Ask HN: Why don't major browsers ship with jQuery? - GigabyteCoin

I go to thinking about this topic after reading this on the front page: https:&#x2F;&#x2F;news.ycombinator.com&#x2F;item?id=7152068<p>They ship with javascript... and a minified jQuery build is just a few more kB of code.
======
anywherenotes
Besides what others posted, it would mean major browsers would now have to
support jQuery, and I don't see why they would want to. For example if
Microsoft has a fix, but the owners of main branch don't agree with it, it
means Microsoft will now have to keep fixing future versions of jQuery.

------
anauleau
According to wikipedia: "Used by over 80% of the 10,000 most visited websites,
jQuery is the most popular JavaScript library in use today."

Despite it being ubiquitous, it is still an open source javascript library.
Just a guess here but, different applications use different versions and I'd
imagine relying on one version supplied by the browser could cause issues for
developers using JQuery especially if their application depends on an older
version of the library.

------
alt_
There is just no need to.

It's small, so the overhead of fetching it is minimal. Once fetched it can be
cached practically indefinitely and re-used by any sites that uses the same
CDN, while still making live updates possible.

Bundling it would only provide a stale version, add bloat and open up a
floodgate for other inclusions.

------
daveslash
fwiw: This is purely an opinion/speculation.

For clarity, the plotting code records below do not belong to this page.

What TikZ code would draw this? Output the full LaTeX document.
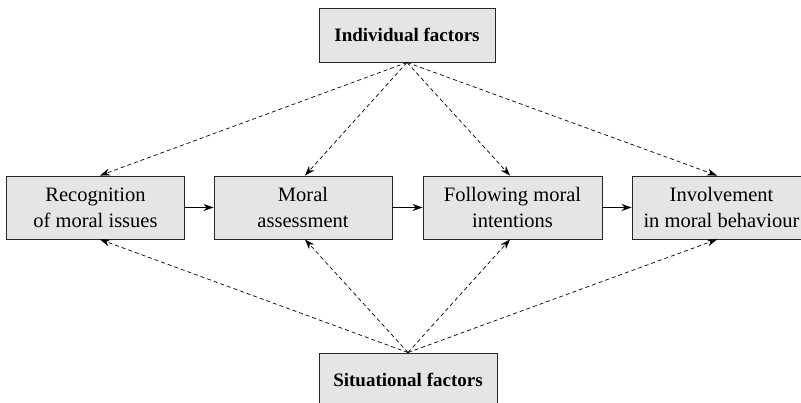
\documentclass[tikz,border=0pt]{standalone}
\usepackage{fontspec}
\setmainfont{Liberation Serif}
\usetikzlibrary{arrows.meta}
\begin{document}
\begin{tikzpicture}[x=1pt,y=1pt,
  box/.style={draw=black!85,line width=0.9pt,fill=black!10,align=center,inner sep=0pt,
    font=\fontsize{20.5}{26}\selectfont},
  stagebox/.style={box,minimum width=178pt,minimum height=63pt},
  factorbox/.style={box,minimum width=176pt,minimum height=54pt,font=\fontsize{19}{26}\selectfont\bfseries},
  dasharrow/.style={dashed,dash pattern=on 4pt off 3pt,line width=0.7pt,-{Stealth[length=10pt,width=7pt]}},
  solidarrow/.style={line width=0.7pt,-{Stealth[length=10pt,width=7pt]}}
]
\useasboundingbox (0,0) rectangle (801,403);
\clip (0,0) rectangle (801,403);
\node[factorbox] (ind) at (407,368) {Individual factors};
\node[factorbox,minimum width=178pt] (sit) at (408,23) {Situational factors};
\node[stagebox] (s1) at (95.5,195.5) {Recognition\\of moral issues};
\node[stagebox] (s2) at (303,195.5) {Moral\\assessment};
\node[stagebox,minimum width=179pt] (s3) at (512.5,195.5) {Following moral\\intentions};
\node[stagebox,minimum width=179pt] (s4) at (721.5,195.5) {Involvement\\in moral behaviour};
\draw[solidarrow] (s1) -- (s2);
\draw[solidarrow] (s2) -- (s3);
\draw[solidarrow] (s3) -- (s4);
\foreach \n/\dx in {s1/4.5,s2/2,s3/-2.5,s4/-4.5}{
  \draw[dasharrow] (ind.south) -- ([xshift=\dx pt]\n.north);
  \draw[dasharrow] (sit.north) -- ([xshift=\dx pt]\n.south);
}
\end{tikzpicture}
\end{document}
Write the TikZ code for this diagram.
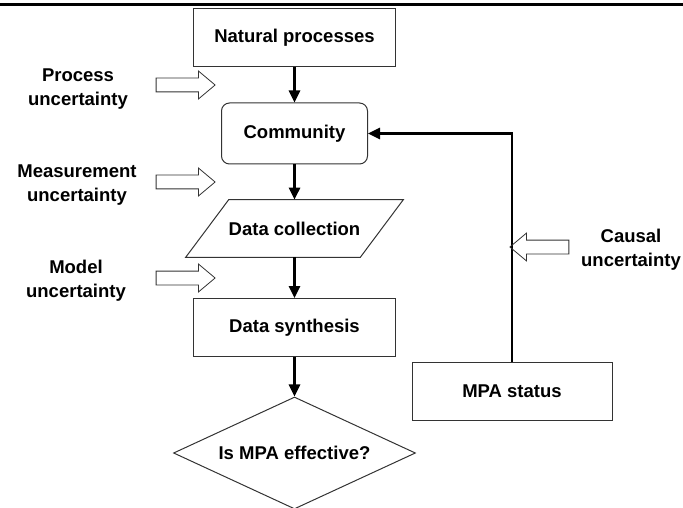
\documentclass[tikz,border=0pt]{standalone}
\usepackage{fontspec}
\setmainfont{Liberation Sans}
\usetikzlibrary{shapes.geometric}
\usetikzlibrary{shapes.arrows}
\usetikzlibrary{arrows.meta}
\tikzset{
	fc_node/.style = {align=center, inner sep=0pt, text centered,
		font=\fontsize{18.5}{24}\selectfont\bfseries},
	fc_box/.style = {fc_node, rectangle, draw=black!80, line width=1pt,
		minimum width=202pt, minimum height=58pt},% bloc de traitement
	fc_rnd/.style = {fc_box, rounded corners=8pt,
		minimum width=146pt, minimum height=61pt},% bloc arrondi
	fc_dia/.style = {fc_node, diamond, draw=black!80, line width=1pt,
		aspect=2.16, minimum width=242pt, minimum height=112pt},% decision
	fc_unc/.style = {single arrow, draw=black!80, line width=0.8pt,
		inner sep=6.5pt, minimum height=59pt, minimum width=27pt,
		single arrow head extend=7pt, single arrow tip angle=80,
		single arrow head indent=0pt},% fleche creuse, incertitude
	fc_lbl/.style = {fc_node}% etiquette
}
\begin{document}
\begin{tikzpicture}[->,>={Triangle[length=12pt,width=11pt]},
		line width=2.6pt, x=1pt, y=-1pt]
	\useasboundingbox (0,0) rectangle (683,508);
	\draw[-, line width=3pt] (0,5) -- (683,5);
	% chaine principale
	\node[fc_box] (nat) at (294.5,37.5) {Natural processes};
	\node[fc_rnd] (comm) at (294.5,133.5) {Community};
	\node[fc_node, minimum width=172pt, minimum height=55pt] (dcol)
		at (294.5,228.5) {Data collection};
	\draw[-, line width=1pt, draw=black!80]
		([xshift=21.5pt]dcol.north west) -- ([xshift=21.5pt]dcol.north east)
		-- ([xshift=-21.5pt]dcol.south east) -- ([xshift=-21.5pt]dcol.south west)
		-- cycle;
	\node[fc_box] (dsyn) at (294.5,327.5) {Data synthesis};
	\node[fc_dia] (eff) at (294.5,453) {Is MPA effective?};
	\node[fc_box, minimum width=200pt] (mpa) at (512,391.5) {MPA status};
	\draw (nat) -- (comm);
	\draw (comm) -- (dcol);
	\draw (dcol) -- (dsyn);
	\draw (dsyn) -- (eff);
	\draw (mpa.north) |- (comm.east);
	% incertitudes
	\node[fc_unc] (punc) at (181.5,85) {};
	\node[fc_unc] (munc) at (181.5,182) {};
	\node[fc_unc] (dunc) at (181.5,278) {};
	\node[fc_unc, shape border rotate=180] (cunc) at (543.5,247) {};
	\node[fc_lbl] (plab) at (78,89) {Process\\uncertainty};
	\node[fc_lbl] (mlab) at (77,185) {Measurement\\uncertainty};
	\node[fc_lbl] (dlab) at (76,281) {Model\\uncertainty};
	\node[fc_lbl] (clab) at (631,250) {Causal\\uncertainty};
\end{tikzpicture}
\end{document}
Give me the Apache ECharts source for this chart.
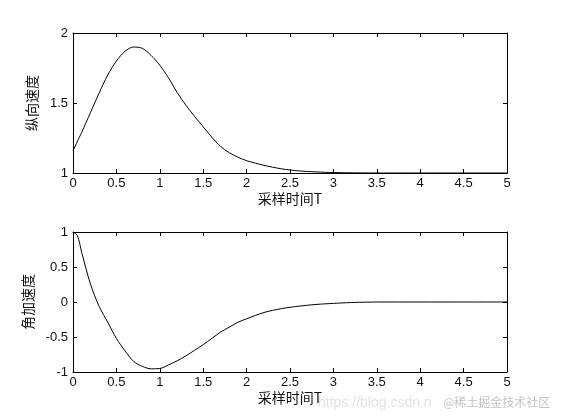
<!DOCTYPE html>
<html>
<head>
<meta charset="utf-8">
<script src="https://cdn.jsdelivr.net/npm/echarts@6/dist/echarts.min.js"></script>
<style>
html,body{margin:0;padding:0;background:#fff;}
#chart{width:561px;height:420px;}
</style>
</head>
<body>
<div id="chart"></div>
<script>
// ---- data ----
var timeTop  = [0, 0.1, 0.2, 0.3, 0.4, 0.5, 0.6, 0.7, 0.8, 0.9, 1.0, 1.1, 1.2, 1.3, 1.4, 1.5, 1.6, 1.7, 1.8, 1.9, 2.0, 2.2, 2.4, 2.6, 2.8, 3.0, 3.5, 4.0, 4.5, 5.0];
var speedTop = [1.16, 1.29, 1.43, 1.57, 1.70, 1.80, 1.87, 1.90, 1.89, 1.84, 1.77, 1.68, 1.575, 1.485, 1.405, 1.33, 1.255, 1.19, 1.145, 1.113, 1.088, 1.055, 1.03, 1.015, 1.008, 1.003, 1.0, 1.0, 1.0, 1.0];

var timeBottom = [0, 0.05, 0.1, 0.2, 0.3, 0.4, 0.5, 0.6, 0.7, 0.8, 0.9, 1.0, 1.1, 1.2, 1.3, 1.4, 1.5, 1.6, 1.7, 1.8, 1.9, 2.0, 2.2, 2.4, 2.6, 2.8, 3.0, 3.2, 3.4, 3.5, 4.0, 4.5, 5.0];
var accelBottom = [1.0, 0.95, 0.71, 0.26, -0.06, -0.29, -0.52, -0.70, -0.85, -0.92, -0.955, -0.95, -0.90, -0.84, -0.77, -0.69, -0.61, -0.52, -0.43, -0.36, -0.29, -0.24, -0.15, -0.095, -0.06, -0.035, -0.02, -0.008, -0.002, 0, 0, 0, 0];

var xTicks = {min: 0, max: 5, interval: 0.5};
var yTopTicks = {min: 1, max: 2, interval: 0.5};
var yBottomTicks = {min: -1, max: 1, interval: 0.5};

var xName = '采样时间T';
var yTopName = '纵向速度';
var yBottomName = '角加速度';

function pairs(xs, ys) { return xs.map(function (x, i) { return [x, ys[i]]; }); }

var LABEL_FONT = {fontFamily: 'Liberation Sans, Arial, sans-serif', fontSize: 13, color: '#111'};
var NAME_FONT = {fontFamily: 'Noto Sans CJK SC, sans-serif', fontSize: 14, color: '#111'};

function xAxis(gridIndex, pos, showLabel, name) {
  return {
    type: 'value', gridIndex: gridIndex, position: pos,
    min: xTicks.min, max: xTicks.max, interval: xTicks.interval,
    axisLine: {show: true, onZero: false, lineStyle: {color: '#000', width: 1}},
    axisTick: {show: true, inside: true, length: 4, lineStyle: {color: '#000'}},
    axisLabel: Object.assign({show: showLabel, margin: 4}, LABEL_FONT),
    splitLine: {show: false},
    name: name || '', nameLocation: 'middle', nameGap: 19,
    nameTextStyle: NAME_FONT
  };
}
function yAxis(gridIndex, pos, ticks, showLabel, name) {
  return {
    type: 'value', gridIndex: gridIndex, position: pos,
    min: ticks.min, max: ticks.max, interval: ticks.interval,
    axisLine: {show: true, onZero: false, lineStyle: {color: '#000', width: 1}},
    axisTick: {show: true, inside: true, length: 4, lineStyle: {color: '#000'}},
    axisLabel: Object.assign({show: showLabel, margin: 5}, LABEL_FONT),
    splitLine: {show: false},
    name: name || '', nameLocation: 'middle', nameGap: 34, nameRotate: 90,
    nameTextStyle: NAME_FONT
  };
}

var chart = echarts.init(document.getElementById('chart'), null, {renderer: 'canvas'});
chart.setOption({
  backgroundColor: '#fff',
  animation: false,
  grid: [
    {left: 73, top: 33, width: 434, height: 140},
    {left: 73, top: 232, width: 434, height: 140}
  ],
  xAxis: [
    xAxis(0, 'bottom', true, xName),
    xAxis(0, 'top', false),
    xAxis(1, 'bottom', true, xName),
    xAxis(1, 'top', false)
  ],
  yAxis: [
    yAxis(0, 'left', yTopTicks, true, yTopName),
    yAxis(0, 'right', yTopTicks, false),
    yAxis(1, 'left', yBottomTicks, true, yBottomName),
    yAxis(1, 'right', yBottomTicks, false)
  ],
  series: [
    {type: 'line', xAxisIndex: 0, yAxisIndex: 0, data: pairs(timeTop, speedTop),
     smooth: 0.3, showSymbol: false, lineStyle: {color: '#000', width: 1}},
    {type: 'line', xAxisIndex: 2, yAxisIndex: 2, data: pairs(timeBottom, accelBottom),
     smooth: 0.3, showSymbol: false, lineStyle: {color: '#000', width: 1}}
  ],
  graphic: [
    {type: 'text', left: 318, top: 396, silent: true,
     style: {text: 'https://blog.csdn.n', fill: '#e2e2e2', font: '14px Liberation Sans, Arial, sans-serif'}},
    {type: 'text', left: 443, top: 396, silent: true,
     style: {text: '@稀土掘金技术社区', fill: '#c4c4c4', font: '12px Noto Sans CJK SC, sans-serif'}}
  ]
});
</script>
</body>
</html>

I would imagine that it's has to do with JavaScript being a language that
conforms to a standard (ECMA-262 specification and ISO/IEC 16262). jQuery is a
library that sits on top of JavaScript - that is, it's just more JavaScript
that makes things all ready available in JavaScript a little easier for
developers to work with. jQuery also, to my knowledge, does not adhere to any
standard.

jQuery is also updated periodically, which can potentially introduce different
behaviors. If jQuery shipped with the browser, then a website might behave
differently based on what version of jQuery was coupled with the browser. I
know that standards, like JavaScript, are also updated and can introduce
discrepancies, but with a standard you have a little more concreteness.